Add a basemap using RNaturalEarth
Restrict the map to a chosen area
Colour the data by the endangered status.
In class exercise 2:
The following is a good example of the kind of real-world workflow in making a map from external data, including the kinds of problems with matching and cleaning you’ll often encounter.
Using the eurosat database, choose a dataset to visualise. You want to choose something from Detailed datasets -> General and Regional Statistics -> Regional statistics by NUTS classification (reg), as in the screenshot here:
Download a shapefile of the NUTS regions from the official EU site. Choose the least-detailed scale so you don’t run into computer memory problems. Select the ESPG: 4326 CRS.
Upload these files to Posit cloud (or keep on your local machine if you’re running R there).

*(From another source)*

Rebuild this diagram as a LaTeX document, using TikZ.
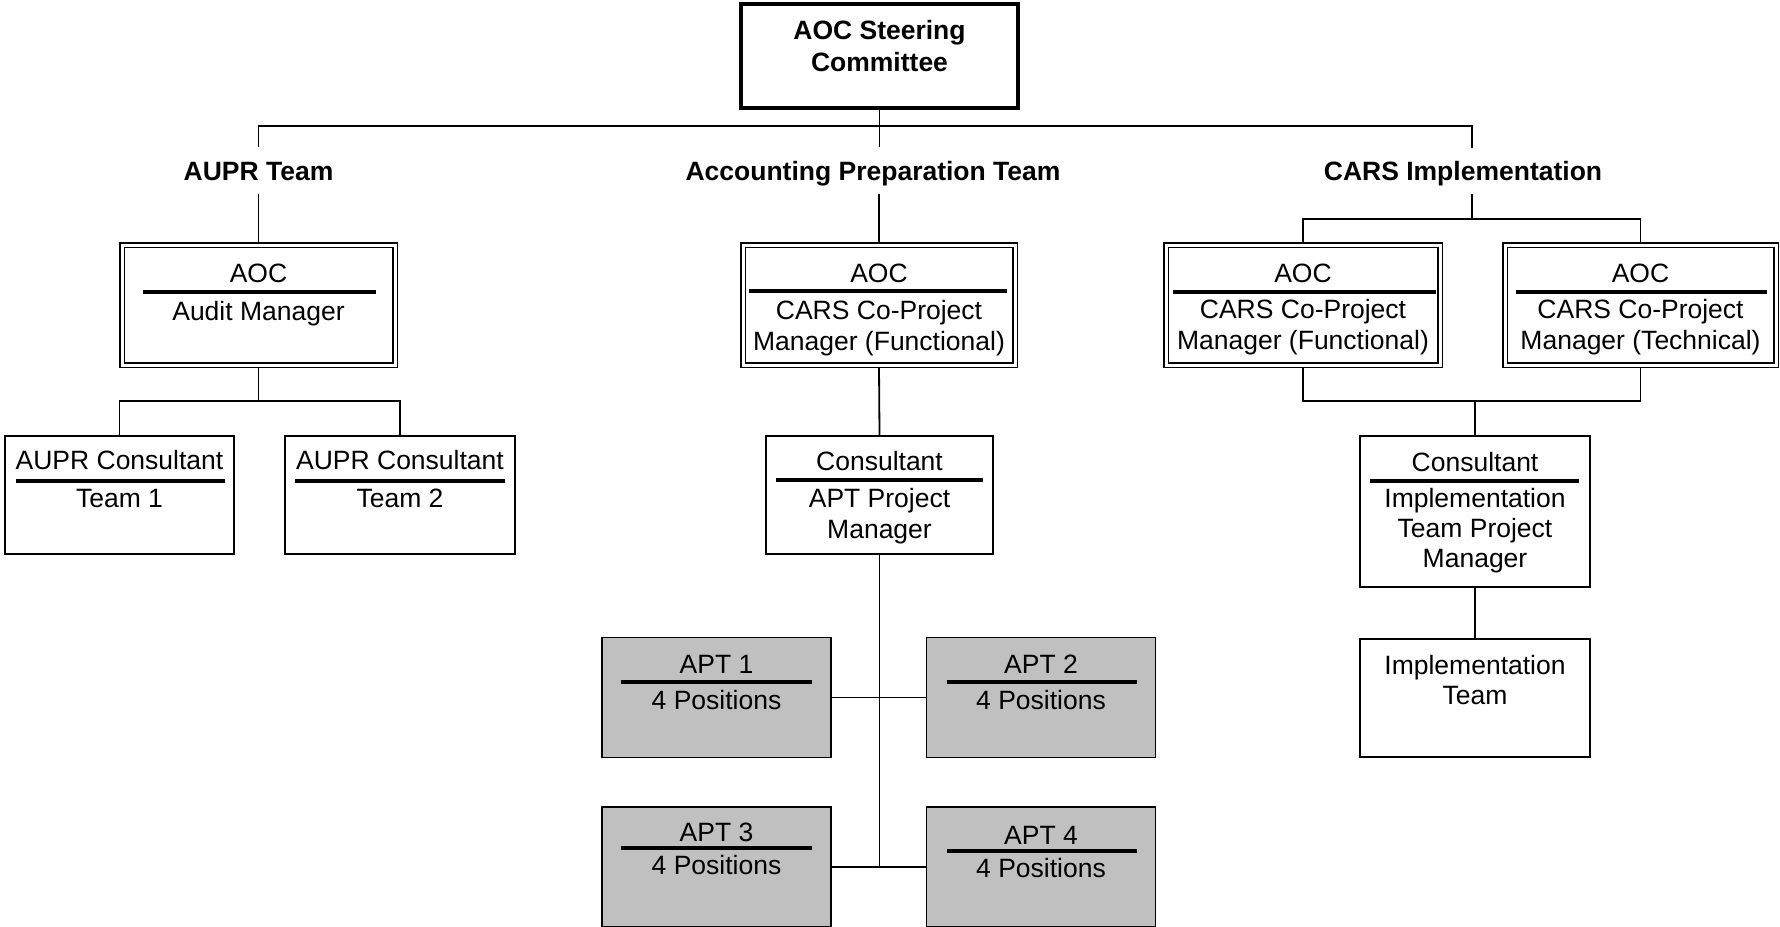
\documentclass[tikz,border=0pt]{standalone}
\usepackage{fontspec}
\setmainfont{Liberation Sans}
\definecolor{aptgray}{HTML}{C0C0C0}

\begin{document}
\begin{tikzpicture}[
  x=0.5pt, y=-0.5pt,
  txt/.style={font=\fontsize{13.25}{15.4}\selectfont, inner sep=0pt, anchor=base, align=center},
  lbl/.style={txt, font=\fontsize{13.25}{15.4}\selectfont\bfseries, text height=16.5pt, text depth=6.5pt},
  box/.style={draw, line width=0.9pt, inner sep=0pt, minimum height=59.1pt},
  aptbox/.style={box, fill=aptgray, minimum width=114.5pt, minimum height=60pt},
  dblbox/.style={draw, line width=0.75pt, double=white, double distance=1.5pt, outer sep=1.5pt,
                 inner sep=0pt, minimum height=60pt},
  topbox/.style={draw, line width=1.8pt, inner sep=0pt, minimum width=138.7pt, minimum height=52.2pt},
  divider/.style={line width=1.7pt},
  link/.style={line width=0.9pt}
]
\path[use as bounding box, fill=white] (0,0) rectangle (1780,926);

\node[topbox] (steer) at (879.5,56) {};
\node[txt, font=\fontsize{13.25}{16}\selectfont\bfseries] (steer-t) at (879.5,71) {AOC Steering\\Committee};

\node[lbl] (auprlbl) at (258.5,180.5) {AUPR Team};
\node[lbl] (acctlbl) at (873,180.5) {Accounting Preparation Team};
\node[lbl] (carslbl) at (1463,180.5) {CARS Implementation};

\node[dblbox, minimum width=136.5pt] (audit) at (258.5,305) {};
\node[txt] (audit-hd) at (258.5,282) {AOC};
\draw[divider] (143,292) -- (376,292);
\node[txt] (audit-bd) at (258.5,320) {Audit Manager};

\node[box, minimum width=114.6pt] (aupr1) at (119.5,495) {};
\node[txt] (aupr1-hd) at (119.5,469) {AUPR Consultant};
\draw[divider] (16,481) -- (225,481);
\node[txt] (aupr1-bd) at (119.5,507) {Team 1};

\node[box, minimum width=115.1pt] (aupr2) at (400,495) {};
\node[txt] (aupr2-hd) at (400,469) {AUPR Consultant};
\draw[divider] (295,481) -- (505,481);
\node[txt] (aupr2-bd) at (400,507) {Team 2};

\node[dblbox, minimum width=136pt] (acctaoc) at (879,305) {};
\node[txt] (acctaoc-hd) at (879,282) {AOC};
\draw[divider] (749,291) -- (1007,291);
\node[txt] (acctaoc-bd) at (879,350) {CARS Co-Project\\Manager (Functional)};

\node[box, minimum width=113.6pt] (consapt) at (879.5,495) {};
\node[txt] (consapt-hd) at (879.5,470) {Consultant};
\draw[divider] (776,480) -- (983,480);
\node[txt] (consapt-bd) at (879.5,538) {APT Project\\Manager};

\node[aptbox] (apt1) at (716.5,697.5) {};
\node[txt] (apt1-hd) at (716.5,673) {APT 1};
\draw[divider] (621,682) -- (812,682);
\node[txt] (apt1-bd) at (716.5,709) {4 Positions};

\node[aptbox] (apt2) at (1041,697.5) {};
\node[txt] (apt2-hd) at (1041,673) {APT 2};
\draw[divider] (947,682) -- (1137,682);
\node[txt] (apt2-bd) at (1041,709) {4 Positions};

\node[aptbox] (apt3) at (716.5,867) {};
\node[txt] (apt3-hd) at (716.5,841) {APT 3};
\draw[divider] (621,848) -- (812,848);
\node[txt] (apt3-bd) at (716.5,874) {4 Positions};

\node[aptbox] (apt4) at (1041,867) {};
\node[txt] (apt4-hd) at (1041,844) {APT 4};
\draw[divider] (947,851) -- (1137,851);
\node[txt] (apt4-bd) at (1041,877) {4 Positions};

\node[dblbox, minimum width=137pt] (carsfunc) at (1303,305) {};
\node[txt] (carsfunc-hd) at (1303,282) {AOC};
\draw[divider] (1173,292) -- (1436,292);
\node[txt] (carsfunc-bd) at (1303,349) {CARS Co-Project\\Manager (Functional)};

\node[dblbox, minimum width=135.5pt] (carstech) at (1640.5,305) {};
\node[txt] (carstech-hd) at (1640.5,282) {AOC};
\draw[divider] (1516,292) -- (1767,292);
\node[txt] (carstech-bd) at (1640.5,349) {CARS Co-Project\\Manager (Technical)};

\node[box, minimum width=115.1pt, minimum height=75.6pt] (consimpl) at (1475,511.5) {};
\node[txt] (consimpl-hd) at (1475,471) {Consultant};
\draw[divider] (1370,481) -- (1579,481);
\node[txt, font=\fontsize{13.25}{15}\selectfont] (consimpl-bd) at (1475,567) {Implementation\\Team Project\\Manager};

\node[box, minimum width=115.1pt] (implteam) at (1475,698) {};
\node[txt, font=\fontsize{13.25}{15}\selectfont] (implteam-bd) at (1475,704) {Implementation\\Team};

\coordinate (topbar) at (879.5,126);
\coordinate (carsdrop) at (1472,147.5);
\coordinate (carsbar) at (1472,219);
\coordinate (auditbar) at (258.5,401);
\coordinate (carsjoin) at (1475,401);

\draw[link] (steer.south) -- (steer.south |- acctlbl.north);
\draw[link] (auprlbl.north) |- (topbar) -| (carsdrop);
\draw[link] (auprlbl.south) -- (audit.north);
\draw[link] (acctlbl.south -| acctaoc.north) -- (acctaoc.north);
\draw[link] (carsdrop |- carslbl.south) -- (carsbar);
\draw[link] (carsfunc.north) |- (carsbar) -| (carstech.north);
\draw[link] (audit.south) -- (auditbar);
\draw[link] (aupr1.north) |- (auditbar) -| (aupr2.north);
\draw[link] (acctaoc.south) -- (consapt.north);
\draw[link] (consapt.south) |- (apt4.west);
\draw[link] (apt1.east) -- (apt2.west);
\draw[link] (apt3.east) -- (apt3.east -| consapt.south);
\draw[link] (carsfunc.south) |- (carsjoin) -| (carstech.south);
\draw[link] (carsjoin) -- (consimpl.north);
\draw[link] (consimpl.south) -- (implteam.north);
\end{tikzpicture}
\end{document}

Make a map. Start by selecting a single year and shading each region by the colour of your dataset.
See how far you can get with the following:
Use a fill colour palette which more easily distinguishes the lower and higher values.
Use theming to remove unwanted elements of the map.
Adjust the coordinate limits to focus on the main region of Europe, ignoring the Atlantic islands.
The map looks a little strange with missing regions and countries (i.e the UK). How could we solve this, so they are at least present, but perhaps grayed out?
Try this extra challenge: make a version which creates a series of mini-maps, one for each year in the data. To do this you’ll need to
pivotyour data so that it is in a ‘long’ format, with each data point for each year in a single row, and use a function calledfacet_wrap().